* **EXERCISE GOAL**
Could you print every record below exactly as it appears?

++++++++++

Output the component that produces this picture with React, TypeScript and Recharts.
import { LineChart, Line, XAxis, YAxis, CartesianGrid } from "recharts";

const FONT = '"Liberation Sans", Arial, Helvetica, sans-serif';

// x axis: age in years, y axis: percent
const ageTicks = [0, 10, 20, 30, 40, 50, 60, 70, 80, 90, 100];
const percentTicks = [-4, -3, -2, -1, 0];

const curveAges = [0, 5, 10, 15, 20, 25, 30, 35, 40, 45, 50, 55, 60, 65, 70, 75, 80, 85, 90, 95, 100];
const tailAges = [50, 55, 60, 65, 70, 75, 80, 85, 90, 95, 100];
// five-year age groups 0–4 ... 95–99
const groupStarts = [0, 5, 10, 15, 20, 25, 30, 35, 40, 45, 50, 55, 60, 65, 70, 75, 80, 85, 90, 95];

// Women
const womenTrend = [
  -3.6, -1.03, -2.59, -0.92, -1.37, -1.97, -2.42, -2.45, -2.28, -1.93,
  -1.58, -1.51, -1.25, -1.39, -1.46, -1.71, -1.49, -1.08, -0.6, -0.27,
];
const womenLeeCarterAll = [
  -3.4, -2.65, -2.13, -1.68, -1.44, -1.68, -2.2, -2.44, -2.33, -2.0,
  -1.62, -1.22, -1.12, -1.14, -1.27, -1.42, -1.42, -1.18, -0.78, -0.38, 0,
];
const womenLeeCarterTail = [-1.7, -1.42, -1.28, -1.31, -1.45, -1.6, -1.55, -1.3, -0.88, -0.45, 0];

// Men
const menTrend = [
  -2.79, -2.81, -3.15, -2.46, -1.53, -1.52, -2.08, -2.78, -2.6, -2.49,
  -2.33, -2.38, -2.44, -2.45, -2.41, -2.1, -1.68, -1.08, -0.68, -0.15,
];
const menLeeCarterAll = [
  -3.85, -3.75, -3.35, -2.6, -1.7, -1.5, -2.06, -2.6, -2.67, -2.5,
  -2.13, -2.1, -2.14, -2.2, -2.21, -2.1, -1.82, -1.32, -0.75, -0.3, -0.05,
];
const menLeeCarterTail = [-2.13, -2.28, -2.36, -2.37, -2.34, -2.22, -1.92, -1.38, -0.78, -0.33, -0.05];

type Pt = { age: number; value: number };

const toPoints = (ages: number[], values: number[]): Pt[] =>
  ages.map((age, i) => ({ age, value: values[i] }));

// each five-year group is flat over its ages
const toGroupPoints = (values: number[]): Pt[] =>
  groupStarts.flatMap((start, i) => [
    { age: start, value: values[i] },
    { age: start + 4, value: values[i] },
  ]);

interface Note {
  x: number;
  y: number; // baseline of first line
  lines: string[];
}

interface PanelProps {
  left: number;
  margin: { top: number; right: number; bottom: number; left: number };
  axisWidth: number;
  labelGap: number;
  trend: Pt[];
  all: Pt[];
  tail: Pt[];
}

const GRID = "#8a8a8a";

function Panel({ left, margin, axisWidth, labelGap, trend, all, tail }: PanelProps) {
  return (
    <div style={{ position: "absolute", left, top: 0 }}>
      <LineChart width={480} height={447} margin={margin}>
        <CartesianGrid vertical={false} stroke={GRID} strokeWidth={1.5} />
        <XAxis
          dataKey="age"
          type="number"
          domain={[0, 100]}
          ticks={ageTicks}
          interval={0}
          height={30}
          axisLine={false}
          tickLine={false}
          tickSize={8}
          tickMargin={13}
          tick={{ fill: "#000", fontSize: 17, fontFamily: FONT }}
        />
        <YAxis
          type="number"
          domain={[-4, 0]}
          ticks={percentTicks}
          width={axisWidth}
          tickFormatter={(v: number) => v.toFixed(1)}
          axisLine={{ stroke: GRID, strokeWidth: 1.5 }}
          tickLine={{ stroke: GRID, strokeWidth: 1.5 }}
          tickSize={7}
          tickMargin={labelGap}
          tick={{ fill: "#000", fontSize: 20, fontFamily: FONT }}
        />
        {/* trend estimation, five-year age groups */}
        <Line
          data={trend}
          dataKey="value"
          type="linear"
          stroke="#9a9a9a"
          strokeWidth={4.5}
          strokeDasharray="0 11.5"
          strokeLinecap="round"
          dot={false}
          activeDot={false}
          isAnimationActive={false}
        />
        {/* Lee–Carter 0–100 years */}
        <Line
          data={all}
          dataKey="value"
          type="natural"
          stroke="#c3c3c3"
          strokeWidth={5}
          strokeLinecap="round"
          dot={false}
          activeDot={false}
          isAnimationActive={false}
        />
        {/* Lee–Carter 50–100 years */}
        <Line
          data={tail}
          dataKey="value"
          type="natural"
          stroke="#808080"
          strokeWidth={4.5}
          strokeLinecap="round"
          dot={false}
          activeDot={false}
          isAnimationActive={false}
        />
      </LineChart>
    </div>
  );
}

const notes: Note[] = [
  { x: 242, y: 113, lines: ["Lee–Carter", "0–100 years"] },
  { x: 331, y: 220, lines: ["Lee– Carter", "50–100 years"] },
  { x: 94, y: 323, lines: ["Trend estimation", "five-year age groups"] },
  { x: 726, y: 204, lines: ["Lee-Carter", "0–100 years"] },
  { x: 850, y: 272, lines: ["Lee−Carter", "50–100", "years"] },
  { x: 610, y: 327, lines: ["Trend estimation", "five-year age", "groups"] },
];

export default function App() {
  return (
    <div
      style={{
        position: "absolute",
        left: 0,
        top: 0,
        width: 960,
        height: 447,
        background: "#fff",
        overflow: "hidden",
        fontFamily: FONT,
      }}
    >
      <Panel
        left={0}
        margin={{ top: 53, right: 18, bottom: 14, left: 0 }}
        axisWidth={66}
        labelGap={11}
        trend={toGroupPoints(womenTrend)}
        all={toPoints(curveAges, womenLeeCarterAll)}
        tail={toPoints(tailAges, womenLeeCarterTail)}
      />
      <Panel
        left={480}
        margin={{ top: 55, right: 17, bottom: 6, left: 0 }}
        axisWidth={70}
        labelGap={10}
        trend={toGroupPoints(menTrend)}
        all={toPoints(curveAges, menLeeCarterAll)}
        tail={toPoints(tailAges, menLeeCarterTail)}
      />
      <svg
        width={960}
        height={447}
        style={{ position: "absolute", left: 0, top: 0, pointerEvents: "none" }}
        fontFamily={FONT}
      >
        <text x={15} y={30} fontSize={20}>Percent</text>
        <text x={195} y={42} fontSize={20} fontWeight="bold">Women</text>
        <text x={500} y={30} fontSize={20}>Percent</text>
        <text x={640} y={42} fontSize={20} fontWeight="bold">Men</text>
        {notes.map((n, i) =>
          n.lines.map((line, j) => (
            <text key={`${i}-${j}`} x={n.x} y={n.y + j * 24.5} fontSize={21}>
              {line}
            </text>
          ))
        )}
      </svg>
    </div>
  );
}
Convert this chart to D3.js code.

++++++++++

* **FINISHED TASK**
Output the component that produces this picture with React, TypeScript and Recharts.
import { LineChart, Line, XAxis, YAxis, CartesianGrid } from "recharts";

const FONT = '"Liberation Sans", Arial, Helvetica, sans-serif';

// x axis: age in years, y axis: percent
const ageTicks = [0, 10, 20, 30, 40, 50, 60, 70, 80, 90, 100];
const percentTicks = [-4, -3, -2, -1, 0];

const curveAges = [0, 5, 10, 15, 20, 25, 30, 35, 40, 45, 50, 55, 60, 65, 70, 75, 80, 85, 90, 95, 100];
const tailAges = [50, 55, 60, 65, 70, 75, 80, 85, 90, 95, 100];
// five-year age groups 0–4 ... 95–99
const groupStarts = [0, 5, 10, 15, 20, 25, 30, 35, 40, 45, 50, 55, 60, 65, 70, 75, 80, 85, 90, 95];

// Women
const womenTrend = [
  -3.6, -1.03, -2.59, -0.92, -1.37, -1.97, -2.42, -2.45, -2.28, -1.93,
  -1.58, -1.51, -1.25, -1.39, -1.46, -1.71, -1.49, -1.08, -0.6, -0.27,
];
const womenLeeCarterAll = [
  -3.4, -2.65, -2.13, -1.68, -1.44, -1.68, -2.2, -2.44, -2.33, -2.0,
  -1.62, -1.22, -1.12, -1.14, -1.27, -1.42, -1.42, -1.18, -0.78, -0.38, 0,
];
const womenLeeCarterTail = [-1.7, -1.42, -1.28, -1.31, -1.45, -1.6, -1.55, -1.3, -0.88, -0.45, 0];

// Men
const menTrend = [
  -2.79, -2.81, -3.15, -2.46, -1.53, -1.52, -2.08, -2.78, -2.6, -2.49,
  -2.33, -2.38, -2.44, -2.45, -2.41, -2.1, -1.68, -1.08, -0.68, -0.15,
];
const menLeeCarterAll = [
  -3.85, -3.75, -3.35, -2.6, -1.7, -1.5, -2.06, -2.6, -2.67, -2.5,
  -2.13, -2.1, -2.14, -2.2, -2.21, -2.1, -1.82, -1.32, -0.75, -0.3, -0.05,
];
const menLeeCarterTail = [-2.13, -2.28, -2.36, -2.37, -2.34, -2.22, -1.92, -1.38, -0.78, -0.33, -0.05];

type Pt = { age: number; value: number };

const toPoints = (ages: number[], values: number[]): Pt[] =>
  ages.map((age, i) => ({ age, value: values[i] }));

// each five-year group is flat over its ages
const toGroupPoints = (values: number[]): Pt[] =>
  groupStarts.flatMap((start, i) => [
    { age: start, value: values[i] },
    { age: start + 4, value: values[i] },
  ]);

interface Note {
  x: number;
  y: number; // baseline of first line
  lines: string[];
}

interface PanelProps {
  left: number;
  margin: { top: number; right: number; bottom: number; left: number };
  axisWidth: number;
  labelGap: number;
  trend: Pt[];
  all: Pt[];
  tail: Pt[];
}

const GRID = "#8a8a8a";

function Panel({ left, margin, axisWidth, labelGap, trend, all, tail }: PanelProps) {
  return (
    <div style={{ position: "absolute", left, top: 0 }}>
      <LineChart width={480} height={447} margin={margin}>
        <CartesianGrid vertical={false} stroke={GRID} strokeWidth={1.5} />
        <XAxis
          dataKey="age"
          type="number"
          domain={[0, 100]}
          ticks={ageTicks}
          interval={0}
          height={30}
          axisLine={false}
          tickLine={false}
          tickSize={8}
          tickMargin={13}
          tick={{ fill: "#000", fontSize: 17, fontFamily: FONT }}
        />
        <YAxis
          type="number"
          domain={[-4, 0]}
          ticks={percentTicks}
          width={axisWidth}
          tickFormatter={(v: number) => v.toFixed(1)}
          axisLine={{ stroke: GRID, strokeWidth: 1.5 }}
          tickLine={{ stroke: GRID, strokeWidth: 1.5 }}
          tickSize={7}
          tickMargin={labelGap}
          tick={{ fill: "#000", fontSize: 20, fontFamily: FONT }}
        />
        {/* trend estimation, five-year age groups */}
        <Line
          data={trend}
          dataKey="value"
          type="linear"
          stroke="#9a9a9a"
          strokeWidth={4.5}
          strokeDasharray="0 11.5"
          strokeLinecap="round"
          dot={false}
          activeDot={false}
          isAnimationActive={false}
        />
        {/* Lee–Carter 0–100 years */}
        <Line
          data={all}
          dataKey="value"
          type="natural"
          stroke="#c3c3c3"
          strokeWidth={5}
          strokeLinecap="round"
          dot={false}
          activeDot={false}
          isAnimationActive={false}
        />
        {/* Lee–Carter 50–100 years */}
        <Line
          data={tail}
          dataKey="value"
          type="natural"
          stroke="#808080"
          strokeWidth={4.5}
          strokeLinecap="round"
          dot={false}
          activeDot={false}
          isAnimationActive={false}
        />
      </LineChart>
    </div>
  );
}

const notes: Note[] = [
  { x: 242, y: 113, lines: ["Lee–Carter", "0–100 years"] },
  { x: 331, y: 220, lines: ["Lee– Carter", "50–100 years"] },
  { x: 94, y: 323, lines: ["Trend estimation", "five-year age groups"] },
  { x: 726, y: 204, lines: ["Lee-Carter", "0–100 years"] },
  { x: 850, y: 272, lines: ["Lee−Carter", "50–100", "years"] },
  { x: 610, y: 327, lines: ["Trend estimation", "five-year age", "groups"] },
];

export default function App() {
  return (
    <div
      style={{
        position: "absolute",
        left: 0,
        top: 0,
        width: 960,
        height: 447,
        background: "#fff",
        overflow: "hidden",
        fontFamily: FONT,
      }}
    >
      <Panel
        left={0}
        margin={{ top: 53, right: 18, bottom: 14, left: 0 }}
        axisWidth={66}
        labelGap={11}
        trend={toGroupPoints(womenTrend)}
        all={toPoints(curveAges, womenLeeCarterAll)}
        tail={toPoints(tailAges, womenLeeCarterTail)}
      />
      <Panel
        left={480}
        margin={{ top: 55, right: 17, bottom: 6, left: 0 }}
        axisWidth={70}
        labelGap={10}
        trend={toGroupPoints(menTrend)}
        all={toPoints(curveAges, menLeeCarterAll)}
        tail={toPoints(tailAges, menLeeCarterTail)}
      />
      <svg
        width={960}
        height={447}
        style={{ position: "absolute", left: 0, top: 0, pointerEvents: "none" }}
        fontFamily={FONT}
      >
        <text x={15} y={30} fontSize={20}>Percent</text>
        <text x={195} y={42} fontSize={20} fontWeight="bold">Women</text>
        <text x={500} y={30} fontSize={20}>Percent</text>
        <text x={640} y={42} fontSize={20} fontWeight="bold">Men</text>
        {notes.map((n, i) =>
          n.lines.map((line, j) => (
            <text key={`${i}-${j}`} x={n.x} y={n.y + j * 24.5} fontSize={21}>
              {line}
            </text>
          ))
        )}
      </svg>
    </div>
  );
}
Convert this chart to D3.js code.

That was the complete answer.